Spieltrieb
2009 kam die japanische Firma Konami mit Love-Plus, einem Computerspiel aus dem Romance Simulation Genre, auf den Markt. Love-Plus unterschied sich von den Vorgängerspielen durch eine andere Zielsetzung. Die Traumfrau zu erobern war nun nicht mehr Ziel sondern lediglich eine Spieletappe.
Die eigentliche Herausforderung bestand ab jetzt darin, mit der Spielfigur
eine stabile Beziehung zu führen.
Die Spielerfinder prägten dafür einen Begriff Augmented Reality – erweiterte Realität.
Fuhr man ehemals noch mit seiner Software - Geliebten in der Hosentasche zu einem Romantikwochenende in den japanischen Badeort Atami, so bieten heute sogenannte Assistenzsysteme Wege aus der Einsamkeit. Computersyteme wie Siri und Alexa, die in Europa als Unterstützung in der häuslichen und beruflichen Umgebung eingesetzt werden, dominieren in Japan als Hologramm in einer Glasbox zahllose japanische Männerhaushalte.
Im Jahr 2018 heiratete der 3500.te Japaner sein Hologramm.

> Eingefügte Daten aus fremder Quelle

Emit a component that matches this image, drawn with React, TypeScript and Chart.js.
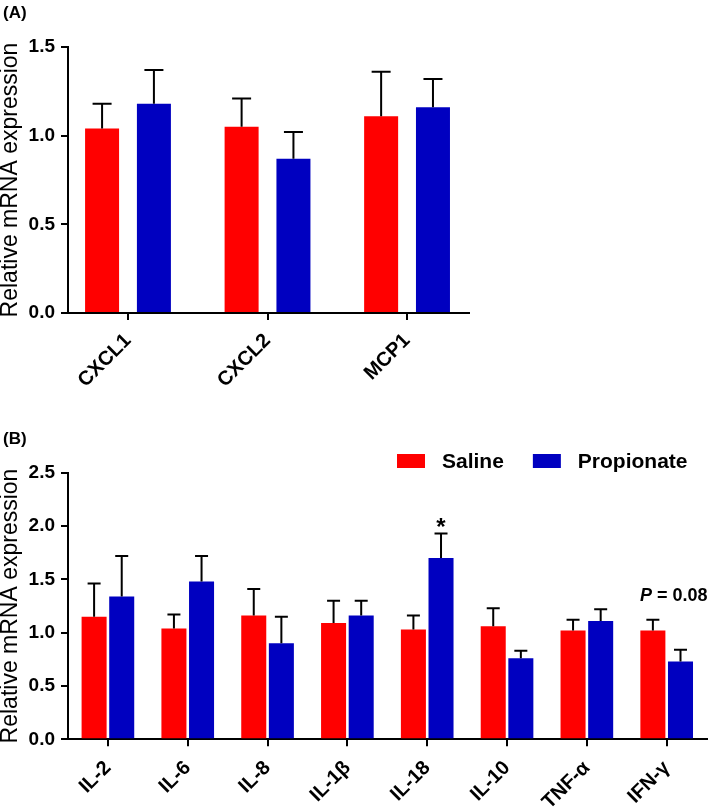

Die japanische Frau hingegen träumt weiterhin von einem Mann aus Fleisch und Blut. Angesichts der Konkurrenz von maßgeschneiderten Hologrammen und lebensechten Sexpuppen wird es zunehmend schwieriger für die unverheiratete Japanerin, einen Partner fürs Leben zu finden.
Diesem Problem hat sich seit einigen Jahren eine Agentur in Kyoto angenommen. Ihr Geschäftsmodell ist die professionelle Organisation einer Heirat – mit sich selbst. Dieser Service, der von der Beratung fürs Hochzeitskleid, über das Makeup, Haarstyling und Fotoshooting bis hin zum Limousinenfahrer reicht, erfreut sich zunehmender Beliebtheit.
Die Kundinnen sind glücklich einmal Braut gewesen zu sein.
Das professionelle Foto ist damit die Trophäe des schönsten Tages ihres Lebens.